PROBLEM STATEMENT -> Write the data out again, character for character, with no images.

RECORDED INFORMATION ->
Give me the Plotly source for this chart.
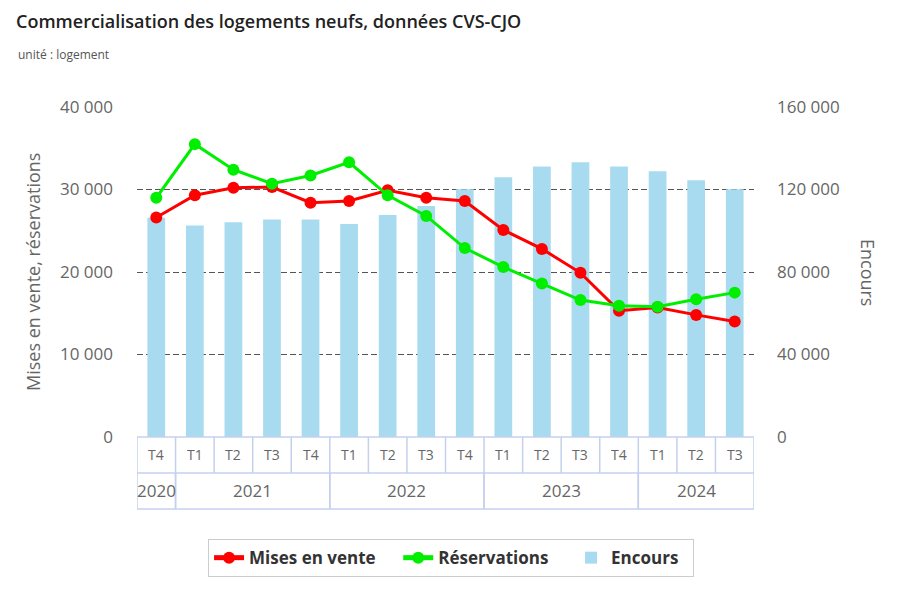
import numpy as np
import plotly.graph_objects as go

years = ["2020", "2021", "2021", "2021", "2021", "2022", "2022", "2022", "2022",
         "2023", "2023", "2023", "2023", "2024", "2024", "2024"]
quarters = ["T4", "T1", "T2", "T3", "T4", "T1", "T2", "T3", "T4",
            "T1", "T2", "T3", "T4", "T1", "T2", "T3"]
mises_en_vente = [26600, 29300, 30200, 30300, 28400, 28600, 29900, 29000,
                  28600, 25100, 22800, 19900, 15300, 15700, 14800, 14000]
reservations = [29000, 35500, 32400, 30700, 31700, 33300, 29300, 26800,
                22900, 20600, 18600, 16600, 15900, 15800, 16700, 17500]
encours = [106300, 102600, 104100, 105500, 105500, 103300, 107600, 112000,
           120100, 125900, 131100, 133200, 131100, 128800, 124500, 120100]
left_ticks = [0, 10000, 20000, 30000, 40000]
right_ticks = [0, 40000, 80000, 120000, 160000]

FONT = "Open Sans"
GRAY = "#666666"
BORDER = "#c5d0ee"
PAD = "&nbsp;" * 4

idx = np.arange(len(quarters))

fig = go.Figure()
fig.add_trace(go.Bar(
    x=idx, y=encours, name="Encours" + "&nbsp;&nbsp;", yaxis="y",
    marker=dict(color="#a9dbf0", line=dict(width=0)),
    legendrank=3,
))
fig.add_trace(go.Scatter(
    x=idx, y=mises_en_vente, name="Mises en vente" + PAD, yaxis="y2",
    mode="lines+markers", line=dict(color="#ff0000", width=3),
    marker=dict(color="#ff0000", size=12), legendrank=1,
))
fig.add_trace(go.Scatter(
    x=idx, y=reservations, name="Réservations" + PAD, yaxis="y2",
    mode="lines+markers", line=dict(color="#00ee00", width=3),
    marker=dict(color="#00ee00", size=12), legendrank=2,
))

shapes = []
annotations = []
row1_top, row1_bot, row2_bot = 0.0, -0.109, -0.218
n = len(quarters)
for yv in (row1_top, row1_bot, row2_bot):
    shapes.append(dict(type="line", xref="x", yref="paper", x0=-0.5, x1=n - 0.5,
                       y0=yv, y1=yv, line=dict(color=BORDER, width=1.5)))
for i in range(n + 1):
    shapes.append(dict(type="line", xref="x", yref="paper", x0=i - 0.5, x1=i - 0.5,
                       y0=row1_bot, y1=row1_top, line=dict(color=BORDER, width=1.5)))
groups = []
start = 0
for i in range(1, n + 1):
    if i == n or years[i] != years[start]:
        groups.append((years[start], start, i - 1))
        start = i
for yr, a, b in groups:
    for xv in (a - 0.5, b + 0.5):
        shapes.append(dict(type="line", xref="x", yref="paper", x0=xv, x1=xv,
                           y0=row2_bot, y1=row1_bot, line=dict(color=BORDER, width=1.5)))
    annotations.append(dict(x=(a + b) / 2, y=(row1_bot + row2_bot) / 2, xref="x", yref="paper",
                            text=yr, showarrow=False, font=dict(family=FONT, size=17, color=GRAY),
                            xanchor="center", yanchor="middle"))
for i, q in enumerate(quarters):
    annotations.append(dict(x=i, y=(row1_top + row1_bot) / 2, xref="x", yref="paper",
                            text=q, showarrow=False, font=dict(family=FONT, size=14, color=GRAY),
                            xanchor="center", yanchor="middle"))

annotations.append(dict(xref="paper", yref="paper", x=-0.1961, y=1.1576, text="unité : logement",
                        showarrow=False, font=dict(family=FONT, size=12, color="#555555"),
                        xanchor="left", yanchor="middle"))
annotations.append(dict(xref="paper", yref="paper", x=-0.1686, y=0.5, text="Mises en vente, réservations",
                        textangle=-90, showarrow=False, font=dict(family=FONT, size=18, color=GRAY),
                        xanchor="center", yanchor="middle"))
annotations.append(dict(xref="paper", yref="paper", x=1.1848, y=0.5, text="Encours",
                        textangle=90, showarrow=False, font=dict(family=FONT, size=18, color=GRAY),
                        xanchor="center", yanchor="middle"))

fig.update_layout(
    width=892, height=592,
    margin=dict(l=129, r=146, t=99, b=163),
    paper_bgcolor="white", plot_bgcolor="white",
    separators=", ",
    font=dict(family=FONT, color=GRAY),
    title=dict(
        text="Commercialisation des logements neufs, données CVS-CJO",
        x=0.009, xanchor="left", y=0.9764, yanchor="middle", xref="container", yref="container",
        font=dict(family=FONT, size=18, color="#222222", weight=600),
    ),
    bargap=0.54,
    xaxis=dict(range=[-0.5, n - 0.5], showticklabels=False, showgrid=False,
               zeroline=False, showline=False, ticks=""),
    yaxis=dict(side="right", range=[0, 160000], tickvals=right_ticks, tickformat=",d",
               showgrid=False, zeroline=False, showline=False,
               tickfont=dict(family=FONT, size=17, color=GRAY), ticklabelstandoff=22),
    yaxis2=dict(side="left", overlaying="y", range=[0, 40000], tickvals=left_ticks, tickformat=",d",
                showgrid=True, gridcolor="#555555", griddash="6px,3px", gridwidth=1,
                zeroline=False, showline=False,
                tickfont=dict(family=FONT, size=17, color=GRAY), ticklabelstandoff=23),
    legend=dict(orientation="h", x=0.509, xanchor="center", y=-0.367, yanchor="middle",
                bgcolor="white", bordercolor="#cccccc", borderwidth=1,
                font=dict(family=FONT, size=17, color="#333333", weight="bold"),
                itemsizing="constant", traceorder="normal"),
    shapes=shapes,
    annotations=annotations,
    showlegend=True,
)

fig.write_html("out.html")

ANSWER ->
Give me the Plotly source for this chart.
import numpy as np
import plotly.graph_objects as go

years = ["2020", "2021", "2021", "2021", "2021", "2022", "2022", "2022", "2022",
         "2023", "2023", "2023", "2023", "2024", "2024", "2024"]
quarters = ["T4", "T1", "T2", "T3", "T4", "T1", "T2", "T3", "T4",
            "T1", "T2", "T3", "T4", "T1", "T2", "T3"]
mises_en_vente = [26600, 29300, 30200, 30300, 28400, 28600, 29900, 29000,
                  28600, 25100, 22800, 19900, 15300, 15700, 14800, 14000]
reservations = [29000, 35500, 32400, 30700, 31700, 33300, 29300, 26800,
                22900, 20600, 18600, 16600, 15900, 15800, 16700, 17500]
encours = [106300, 102600, 104100, 105500, 105500, 103300, 107600, 112000,
           120100, 125900, 131100, 133200, 131100, 128800, 124500, 120100]
left_ticks = [0, 10000, 20000, 30000, 40000]
right_ticks = [0, 40000, 80000, 120000, 160000]

FONT = "Open Sans"
GRAY = "#666666"
BORDER = "#c5d0ee"
PAD = "&nbsp;" * 4

idx = np.arange(len(quarters))

fig = go.Figure()
fig.add_trace(go.Bar(
    x=idx, y=encours, name="Encours" + "&nbsp;&nbsp;", yaxis="y",
    marker=dict(color="#a9dbf0", line=dict(width=0)),
    legendrank=3,
))
fig.add_trace(go.Scatter(
    x=idx, y=mises_en_vente, name="Mises en vente" + PAD, yaxis="y2",
    mode="lines+markers", line=dict(color="#ff0000", width=3),
    marker=dict(color="#ff0000", size=12), legendrank=1,
))
fig.add_trace(go.Scatter(
    x=idx, y=reservations, name="Réservations" + PAD, yaxis="y2",
    mode="lines+markers", line=dict(color="#00ee00", width=3),
    marker=dict(color="#00ee00", size=12), legendrank=2,
))

shapes = []
annotations = []
row1_top, row1_bot, row2_bot = 0.0, -0.109, -0.218
n = len(quarters)
for yv in (row1_top, row1_bot, row2_bot):
    shapes.append(dict(type="line", xref="x", yref="paper", x0=-0.5, x1=n - 0.5,
                       y0=yv, y1=yv, line=dict(color=BORDER, width=1.5)))
for i in range(n + 1):
    shapes.append(dict(type="line", xref="x", yref="paper", x0=i - 0.5, x1=i - 0.5,
                       y0=row1_bot, y1=row1_top, line=dict(color=BORDER, width=1.5)))
groups = []
start = 0
for i in range(1, n + 1):
    if i == n or years[i] != years[start]:
        groups.append((years[start], start, i - 1))
        start = i
for yr, a, b in groups:
    for xv in (a - 0.5, b + 0.5):
        shapes.append(dict(type="line", xref="x", yref="paper", x0=xv, x1=xv,
                           y0=row2_bot, y1=row1_bot, line=dict(color=BORDER, width=1.5)))
    annotations.append(dict(x=(a + b) / 2, y=(row1_bot + row2_bot) / 2, xref="x", yref="paper",
                            text=yr, showarrow=False, font=dict(family=FONT, size=17, color=GRAY),
                            xanchor="center", yanchor="middle"))
for i, q in enumerate(quarters):
    annotations.append(dict(x=i, y=(row1_top + row1_bot) / 2, xref="x", yref="paper",
                            text=q, showarrow=False, font=dict(family=FONT, size=14, color=GRAY),
                            xanchor="center", yanchor="middle"))

annotations.append(dict(xref="paper", yref="paper", x=-0.1961, y=1.1576, text="unité : logement",
                        showarrow=False, font=dict(family=FONT, size=12, color="#555555"),
                        xanchor="left", yanchor="middle"))
annotations.append(dict(xref="paper", yref="paper", x=-0.1686, y=0.5, text="Mises en vente, réservations",
                        textangle=-90, showarrow=False, font=dict(family=FONT, size=18, color=GRAY),
                        xanchor="center", yanchor="middle"))
annotations.append(dict(xref="paper", yref="paper", x=1.1848, y=0.5, text="Encours",
                        textangle=90, showarrow=False, font=dict(family=FONT, size=18, color=GRAY),
                        xanchor="center", yanchor="middle"))

fig.update_layout(
    width=892, height=592,
    margin=dict(l=129, r=146, t=99, b=163),
    paper_bgcolor="white", plot_bgcolor="white",
    separators=", ",
    font=dict(family=FONT, color=GRAY),
    title=dict(
        text="Commercialisation des logements neufs, données CVS-CJO",
        x=0.009, xanchor="left", y=0.9764, yanchor="middle", xref="container", yref="container",
        font=dict(family=FONT, size=18, color="#222222", weight=600),
    ),
    bargap=0.54,
    xaxis=dict(range=[-0.5, n - 0.5], showticklabels=False, showgrid=False,
               zeroline=False, showline=False, ticks=""),
    yaxis=dict(side="right", range=[0, 160000], tickvals=right_ticks, tickformat=",d",
               showgrid=False, zeroline=False, showline=False,
               tickfont=dict(family=FONT, size=17, color=GRAY), ticklabelstandoff=22),
    yaxis2=dict(side="left", overlaying="y", range=[0, 40000], tickvals=left_ticks, tickformat=",d",
                showgrid=True, gridcolor="#555555", griddash="6px,3px", gridwidth=1,
                zeroline=False, showline=False,
                tickfont=dict(family=FONT, size=17, color=GRAY), ticklabelstandoff=23),
    legend=dict(orientation="h", x=0.509, xanchor="center", y=-0.367, yanchor="middle",
                bgcolor="white", bordercolor="#cccccc", borderwidth=1,
                font=dict(family=FONT, size=17, color="#333333", weight="bold"),
                itemsizing="constant", traceorder="normal"),
    shapes=shapes,
    annotations=annotations,
    showlegend=True,
)

fig.write_html("out.html")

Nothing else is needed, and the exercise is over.